What is holding back research into psychedelics?

Money. I’ve had the Beckley Foundation working at the forefront of this field and I’ve done it on almost no money. Researching a schedule one compound is infinitely more expensive as you have to give it in hospital settings. Even a microdose – it’s crazy. I’ve got a lot of life changing studies that I want to do, but I’m sometimes held up by their lack of specificity. These compounds can act in all sorts of different areas and to bring them into regulated licensed medicine you would have to spend millions, potentially even a billion. The Foundation’s exploratory studies in neuro-plasticity and anti-inflammation could in time become treatment for diseases like Alzheimer’s or Parkinson’s, if they were funded properly. Apart from treating physiological illness, the other side of the coin is that psychedelic assisted therapy could enhance wellbeing, helping people to be more creative, productive or spiritual. However, I don’t think the use of psychedelics or cannabis is for everyone.

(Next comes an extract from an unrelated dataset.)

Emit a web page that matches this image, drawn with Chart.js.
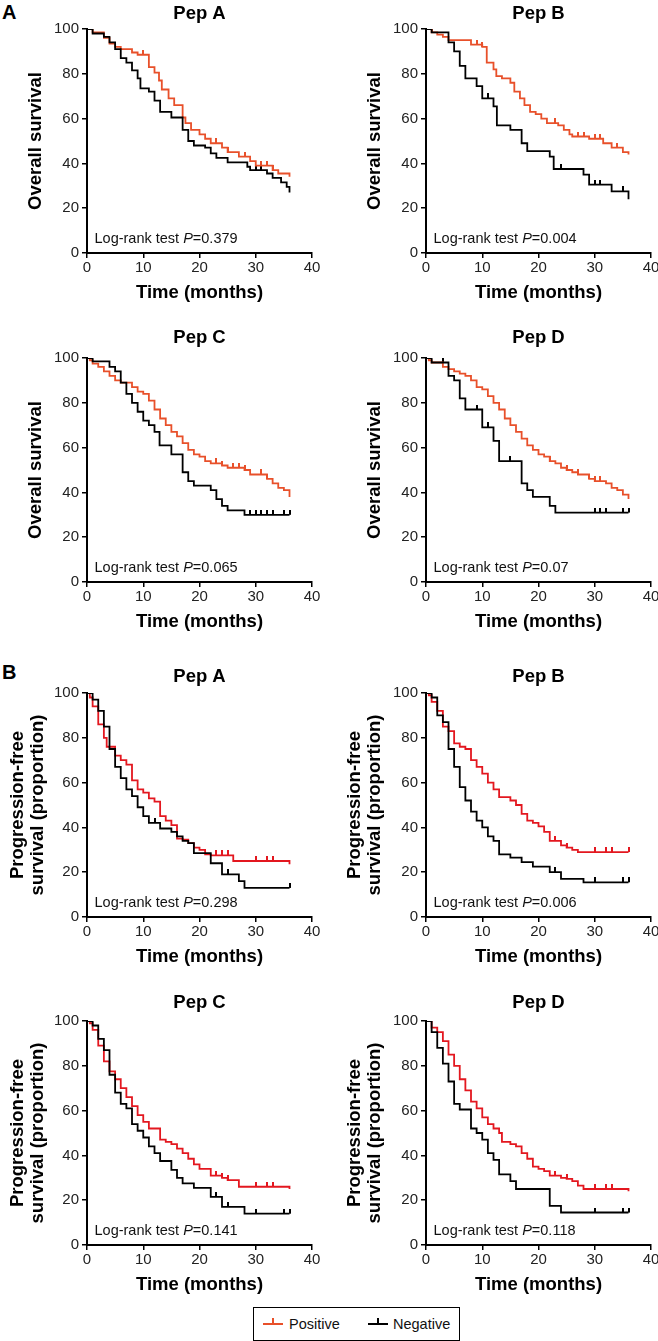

It’s a minority sport, but society should accept that there are a minority that want to explore consciousness and bring back learnings for the rest of us.

In an ideal world, what does the future of drug legislation look like in the UK?

Decriminalising all drugs is the first, obvious step. We only have to follow the leadership of Portugal to see the how successful that is. Second, rescheduling or reclassifying drugs, which controls how they’re used and who can prescribe them. For thousands of years people have been using psychedelics and cannabis for medical advantage, it’s just ignorant and wrong to say they haven’t. LSD and psilocybin are among some of the best benign substances known to man – you can dose LSD several thousand times more than the normal dose and it doesn’t kill or hurt a person, it just comes on much stronger. That’s very unique. Alcohol and heroin, for comparison, have a very small gap between what you can take and what kills you. We need to build a new drug policy which is based on minimising harms and optimising potential. That demands a new perspective without unnecessary control.

Courtesy Amanda Feilding

How can we create more mature and meaningful public conversations about psychoactive substances?

The only way to overcome the taboo is to approach it through the very best science. Science is the new religion – if you can show through evidence how these things work and how they can benefit us, people will see the truth. The other thing is good publicity. For the past half century, Americans have grown up with an image of a fried egg sizzling in a pan – with someone saying ‘this is your brain’ – they’re terrified! Every death from MDMA has been front page news – despite the fact that roughly 7 million people die from tobacco a year. It’s wilful misinformation. However, I think there’s been a tidal shift in acceptance over last three years and we can’t turn back now. We’ve got the means at our fingertips if we continue with the research.